Sul finire degli anni Sessanta, soprattutto coi giovani che nel maggio 1968, salgono sulle barricate e contestano tutto, dalla famiglia alla scuola, fino a quella che è stata la canzone, nascono le scuole cantautorali. Quell’estate, con un’Italia ancora scossa, il tormentone diventa Riccardo Del Turco che canta Luglio. Originario di Fiesole, sopra Firenze, I primi sono il gruppo dei genovesi ai quali, a Luigi Tenco, si aggregano Gino Paoli, Fabrizio De André, Umberto Bindi, Bruno Lauzi e, nonostante sia triestino di nascita, uno dei più talentuosi e sottovalutati: Sergio Endrigo.
Gli anni Settanta iniziano a suonare i Nomadi (e Io, vagabondo un tormentone lo sarà), i Dik Dik, gli ottimi New Trolls. Ma la musica gira: in Italia sono già arrivati i Beatles, i dischi di Bob Dylan, gli Stones, Jimi Hendrix, Janis Joplin. Nel 1973 è la ragazza del Piper, Patty Pravo, a reggere i juke box del mare con Pazza idea, nel 1977 Umberto Tozzi con Ti amo.

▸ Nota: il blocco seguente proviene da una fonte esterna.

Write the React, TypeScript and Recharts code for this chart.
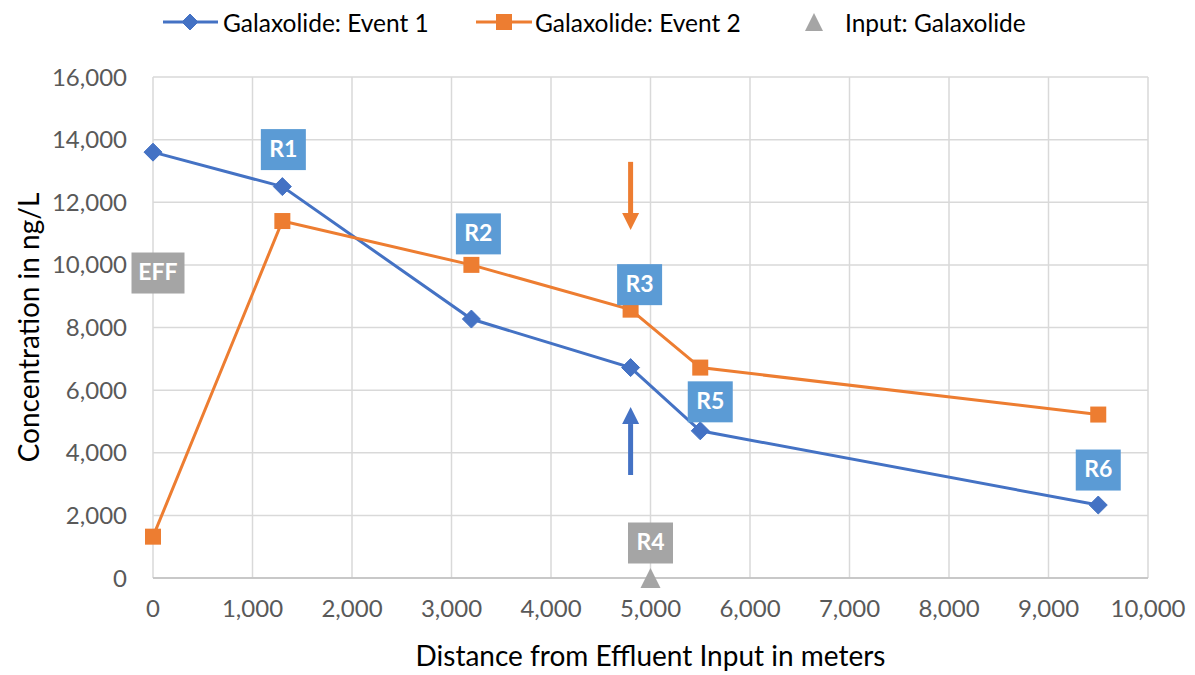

Si spengono i bollori impegnati degli anni Settanta e gli anni Ottanta sono tutti dedicati alla leggerezza, l’edonismo, la voglia di spensieratezza. Ed è forse in questo decennio che il tormentone viene celebrato come tale. Iniziano i Village People con Ymca, si passa per Giuni Russo, Un’estate al mare. Il 1983 è l’anno del Vamos a la playa dei Righeira, l’anno successivo tutto dei Duran Duran, Wild. Il punto più alto dei musicamelmente fiacchi anni Ottanta arriva con Sabrina Salerno, Boys Boys, fenomeno quasi europeo più che italiano, dovuto a una bellezza mediterranea impeccabile, ma con una voce inascoltabile e un talento pari a quello di Darko Pancev nel calcio o, peggio ancora, tale Caraballo dall’Uruguay, presentato come il nuovo Maradona giocò nel Pisa una sola amichevole prima di sparare un rigore oltre la tribuna.
I Novanta proseguono a ritmo di Nannini e Bennato, Un’estate italiana, ma fu più il Mondiale di calcio a renderla tormentone, e la nascita di un fenomeno che sono gli 883, con Hanno ucciso l’Uomo Ragno. Musica ballabile, carina, parole da classifica, senza nessun verso e per il concetto, meglio ripassare. Ma giusto così: è un grande tormento, funziona lo stato d’animo dell’estate, con le piogge pronte a cambiare verso. Unica eccezione di qualità fu l’estate del 1987, grazie al Live Aid. Per fortuna.